WORK TO BE COMPLETED -
Take the data below and extract the lines from the one with "Emit a Python" to the one with "time = [0, 1, 2, 3, 4, 5, 7, 10]", inclusive, exactly as written.
--------------------------------------------------
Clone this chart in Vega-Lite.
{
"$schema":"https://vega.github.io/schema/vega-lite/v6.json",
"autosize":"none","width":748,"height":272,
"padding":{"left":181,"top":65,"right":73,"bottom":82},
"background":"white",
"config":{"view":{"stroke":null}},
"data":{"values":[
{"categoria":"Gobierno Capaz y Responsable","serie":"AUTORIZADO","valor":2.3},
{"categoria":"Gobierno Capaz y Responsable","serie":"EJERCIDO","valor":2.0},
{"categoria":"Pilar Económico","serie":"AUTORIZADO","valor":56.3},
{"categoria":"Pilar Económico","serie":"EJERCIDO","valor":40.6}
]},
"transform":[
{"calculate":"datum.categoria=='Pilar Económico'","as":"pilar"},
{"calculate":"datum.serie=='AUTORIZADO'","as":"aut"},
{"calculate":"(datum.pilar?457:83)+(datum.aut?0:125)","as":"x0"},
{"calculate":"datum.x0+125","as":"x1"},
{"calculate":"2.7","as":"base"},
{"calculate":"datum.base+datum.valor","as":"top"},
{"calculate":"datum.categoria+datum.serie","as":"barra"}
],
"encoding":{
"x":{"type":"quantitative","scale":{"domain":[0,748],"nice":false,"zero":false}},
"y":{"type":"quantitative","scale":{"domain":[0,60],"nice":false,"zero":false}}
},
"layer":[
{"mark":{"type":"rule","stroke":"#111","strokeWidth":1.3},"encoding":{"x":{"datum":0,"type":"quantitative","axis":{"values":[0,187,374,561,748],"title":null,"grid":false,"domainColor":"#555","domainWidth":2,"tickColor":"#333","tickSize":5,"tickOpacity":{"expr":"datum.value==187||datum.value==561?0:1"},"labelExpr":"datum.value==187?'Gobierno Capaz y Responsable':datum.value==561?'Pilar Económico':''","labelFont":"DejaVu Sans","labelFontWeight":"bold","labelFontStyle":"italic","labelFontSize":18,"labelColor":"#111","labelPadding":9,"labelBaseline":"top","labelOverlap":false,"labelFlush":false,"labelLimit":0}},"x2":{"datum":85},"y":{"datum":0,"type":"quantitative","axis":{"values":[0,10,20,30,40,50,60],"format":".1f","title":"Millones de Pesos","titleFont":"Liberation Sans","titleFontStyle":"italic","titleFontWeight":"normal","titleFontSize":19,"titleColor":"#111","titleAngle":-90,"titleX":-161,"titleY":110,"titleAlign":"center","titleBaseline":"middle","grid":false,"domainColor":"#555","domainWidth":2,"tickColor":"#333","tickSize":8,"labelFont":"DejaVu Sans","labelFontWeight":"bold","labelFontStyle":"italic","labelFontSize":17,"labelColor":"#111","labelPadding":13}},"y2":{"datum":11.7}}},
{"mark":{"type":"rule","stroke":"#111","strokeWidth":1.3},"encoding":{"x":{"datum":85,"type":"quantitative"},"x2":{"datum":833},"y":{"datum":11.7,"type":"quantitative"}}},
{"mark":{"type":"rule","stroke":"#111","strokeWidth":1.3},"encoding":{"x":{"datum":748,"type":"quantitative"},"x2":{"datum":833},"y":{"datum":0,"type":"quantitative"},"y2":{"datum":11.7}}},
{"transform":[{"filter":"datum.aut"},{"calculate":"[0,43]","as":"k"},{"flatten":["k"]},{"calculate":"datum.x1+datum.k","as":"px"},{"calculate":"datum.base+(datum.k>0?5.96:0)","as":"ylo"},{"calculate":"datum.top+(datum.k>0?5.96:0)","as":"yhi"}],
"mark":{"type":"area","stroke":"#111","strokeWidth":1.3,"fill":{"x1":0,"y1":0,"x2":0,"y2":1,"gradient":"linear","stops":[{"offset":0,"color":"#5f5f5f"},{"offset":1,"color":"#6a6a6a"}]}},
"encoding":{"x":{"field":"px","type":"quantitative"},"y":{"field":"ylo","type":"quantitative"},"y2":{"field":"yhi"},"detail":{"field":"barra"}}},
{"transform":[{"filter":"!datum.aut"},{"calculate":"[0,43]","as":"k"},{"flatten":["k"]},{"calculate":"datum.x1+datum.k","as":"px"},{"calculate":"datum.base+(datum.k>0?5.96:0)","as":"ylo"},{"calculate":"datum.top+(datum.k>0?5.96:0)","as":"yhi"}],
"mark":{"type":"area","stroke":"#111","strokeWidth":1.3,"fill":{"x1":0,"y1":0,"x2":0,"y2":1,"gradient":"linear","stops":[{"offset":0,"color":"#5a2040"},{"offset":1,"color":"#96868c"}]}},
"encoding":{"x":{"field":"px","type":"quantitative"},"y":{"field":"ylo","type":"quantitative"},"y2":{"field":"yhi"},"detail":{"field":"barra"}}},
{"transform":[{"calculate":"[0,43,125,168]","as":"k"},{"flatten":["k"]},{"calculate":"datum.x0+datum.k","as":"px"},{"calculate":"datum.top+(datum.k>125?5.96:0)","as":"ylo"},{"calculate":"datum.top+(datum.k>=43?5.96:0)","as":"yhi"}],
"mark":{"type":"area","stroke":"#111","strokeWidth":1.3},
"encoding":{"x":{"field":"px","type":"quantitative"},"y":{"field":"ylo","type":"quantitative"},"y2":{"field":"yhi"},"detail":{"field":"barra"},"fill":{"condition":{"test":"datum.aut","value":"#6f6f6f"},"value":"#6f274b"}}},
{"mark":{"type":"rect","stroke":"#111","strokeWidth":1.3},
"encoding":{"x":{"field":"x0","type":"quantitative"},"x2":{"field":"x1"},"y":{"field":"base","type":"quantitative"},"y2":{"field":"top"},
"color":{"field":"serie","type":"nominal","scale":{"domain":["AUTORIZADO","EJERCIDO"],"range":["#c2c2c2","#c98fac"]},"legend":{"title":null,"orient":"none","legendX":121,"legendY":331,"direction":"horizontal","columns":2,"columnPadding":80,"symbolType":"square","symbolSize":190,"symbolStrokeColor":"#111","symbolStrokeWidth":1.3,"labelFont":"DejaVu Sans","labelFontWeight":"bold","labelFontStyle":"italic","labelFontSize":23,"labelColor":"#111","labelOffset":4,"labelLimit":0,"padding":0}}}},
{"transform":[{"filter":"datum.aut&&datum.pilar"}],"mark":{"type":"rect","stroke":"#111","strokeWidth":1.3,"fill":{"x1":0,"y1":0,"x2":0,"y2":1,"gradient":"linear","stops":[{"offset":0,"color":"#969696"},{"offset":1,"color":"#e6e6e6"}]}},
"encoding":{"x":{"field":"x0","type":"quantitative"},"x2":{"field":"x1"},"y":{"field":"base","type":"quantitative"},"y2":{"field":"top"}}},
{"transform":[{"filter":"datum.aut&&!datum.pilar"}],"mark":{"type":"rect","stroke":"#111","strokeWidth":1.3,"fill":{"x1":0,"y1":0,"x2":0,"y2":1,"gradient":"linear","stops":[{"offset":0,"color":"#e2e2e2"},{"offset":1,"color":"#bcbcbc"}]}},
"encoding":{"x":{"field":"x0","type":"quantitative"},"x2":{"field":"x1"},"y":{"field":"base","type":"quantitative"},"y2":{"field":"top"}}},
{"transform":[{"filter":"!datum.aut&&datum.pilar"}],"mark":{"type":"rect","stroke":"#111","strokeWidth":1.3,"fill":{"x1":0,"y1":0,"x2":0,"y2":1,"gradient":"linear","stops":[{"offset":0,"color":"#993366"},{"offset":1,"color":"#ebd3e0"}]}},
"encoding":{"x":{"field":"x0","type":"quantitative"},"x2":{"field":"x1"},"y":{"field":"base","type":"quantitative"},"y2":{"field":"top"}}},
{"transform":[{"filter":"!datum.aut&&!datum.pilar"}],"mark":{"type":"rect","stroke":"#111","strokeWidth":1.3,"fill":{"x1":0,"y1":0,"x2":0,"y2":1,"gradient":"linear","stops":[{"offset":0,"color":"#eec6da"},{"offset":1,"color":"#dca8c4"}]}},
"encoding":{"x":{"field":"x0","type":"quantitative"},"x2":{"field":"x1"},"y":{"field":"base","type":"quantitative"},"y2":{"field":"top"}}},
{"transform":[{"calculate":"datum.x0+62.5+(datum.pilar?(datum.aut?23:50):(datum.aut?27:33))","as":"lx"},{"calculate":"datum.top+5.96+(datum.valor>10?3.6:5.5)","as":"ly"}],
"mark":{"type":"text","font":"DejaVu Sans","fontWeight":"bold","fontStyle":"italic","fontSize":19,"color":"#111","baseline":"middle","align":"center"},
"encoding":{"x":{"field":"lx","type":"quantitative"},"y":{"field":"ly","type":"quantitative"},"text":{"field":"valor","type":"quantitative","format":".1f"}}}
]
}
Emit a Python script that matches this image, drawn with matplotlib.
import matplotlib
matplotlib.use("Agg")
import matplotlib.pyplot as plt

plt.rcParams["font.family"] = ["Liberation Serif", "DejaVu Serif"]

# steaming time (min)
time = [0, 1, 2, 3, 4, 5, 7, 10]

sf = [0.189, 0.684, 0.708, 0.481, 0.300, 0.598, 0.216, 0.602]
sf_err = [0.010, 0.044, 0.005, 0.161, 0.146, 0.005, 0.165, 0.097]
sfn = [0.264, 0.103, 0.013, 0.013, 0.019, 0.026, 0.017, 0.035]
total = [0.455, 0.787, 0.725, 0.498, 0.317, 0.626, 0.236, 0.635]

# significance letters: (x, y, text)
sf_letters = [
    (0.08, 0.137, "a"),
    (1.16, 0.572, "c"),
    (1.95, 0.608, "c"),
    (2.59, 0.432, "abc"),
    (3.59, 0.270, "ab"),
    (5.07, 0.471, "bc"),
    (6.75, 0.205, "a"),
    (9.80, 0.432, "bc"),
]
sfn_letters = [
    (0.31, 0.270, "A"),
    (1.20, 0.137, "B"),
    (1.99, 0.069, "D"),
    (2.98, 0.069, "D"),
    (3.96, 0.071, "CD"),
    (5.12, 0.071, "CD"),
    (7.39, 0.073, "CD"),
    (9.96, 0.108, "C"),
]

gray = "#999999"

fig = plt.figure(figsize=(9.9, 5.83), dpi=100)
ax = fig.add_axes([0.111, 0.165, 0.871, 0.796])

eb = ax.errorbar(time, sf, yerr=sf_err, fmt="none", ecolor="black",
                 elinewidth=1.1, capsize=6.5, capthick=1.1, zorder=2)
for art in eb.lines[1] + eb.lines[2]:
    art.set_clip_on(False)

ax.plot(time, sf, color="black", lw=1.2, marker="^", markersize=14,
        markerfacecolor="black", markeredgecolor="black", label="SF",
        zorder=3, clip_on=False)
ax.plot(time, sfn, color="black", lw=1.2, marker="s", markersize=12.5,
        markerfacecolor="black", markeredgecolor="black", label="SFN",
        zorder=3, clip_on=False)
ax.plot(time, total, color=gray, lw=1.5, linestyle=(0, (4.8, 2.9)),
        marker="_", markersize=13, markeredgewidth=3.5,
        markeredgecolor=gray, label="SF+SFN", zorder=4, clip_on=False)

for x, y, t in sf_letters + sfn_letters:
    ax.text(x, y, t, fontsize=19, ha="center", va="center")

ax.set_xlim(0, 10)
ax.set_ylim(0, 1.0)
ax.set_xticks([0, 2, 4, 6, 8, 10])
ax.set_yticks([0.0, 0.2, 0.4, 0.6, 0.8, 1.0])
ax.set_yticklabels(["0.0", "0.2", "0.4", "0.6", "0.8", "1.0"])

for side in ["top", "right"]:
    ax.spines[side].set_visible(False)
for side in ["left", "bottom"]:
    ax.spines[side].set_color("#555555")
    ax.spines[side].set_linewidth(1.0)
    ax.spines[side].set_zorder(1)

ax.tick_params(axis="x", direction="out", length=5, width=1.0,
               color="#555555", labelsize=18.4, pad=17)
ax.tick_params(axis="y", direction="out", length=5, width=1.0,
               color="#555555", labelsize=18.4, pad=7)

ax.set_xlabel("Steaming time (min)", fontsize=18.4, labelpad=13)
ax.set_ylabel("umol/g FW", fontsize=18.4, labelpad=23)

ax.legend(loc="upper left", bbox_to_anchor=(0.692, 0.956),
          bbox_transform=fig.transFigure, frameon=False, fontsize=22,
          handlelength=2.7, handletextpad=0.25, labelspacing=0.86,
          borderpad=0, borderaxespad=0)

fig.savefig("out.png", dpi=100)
--------------------------------------------------
RESPONSE TO THIS EXERCISE -
Emit a Python script that matches this image, drawn with matplotlib.
import matplotlib
matplotlib.use("Agg")
import matplotlib.pyplot as plt

plt.rcParams["font.family"] = ["Liberation Serif", "DejaVu Serif"]

# steaming time (min)
time = [0, 1, 2, 3, 4, 5, 7, 10]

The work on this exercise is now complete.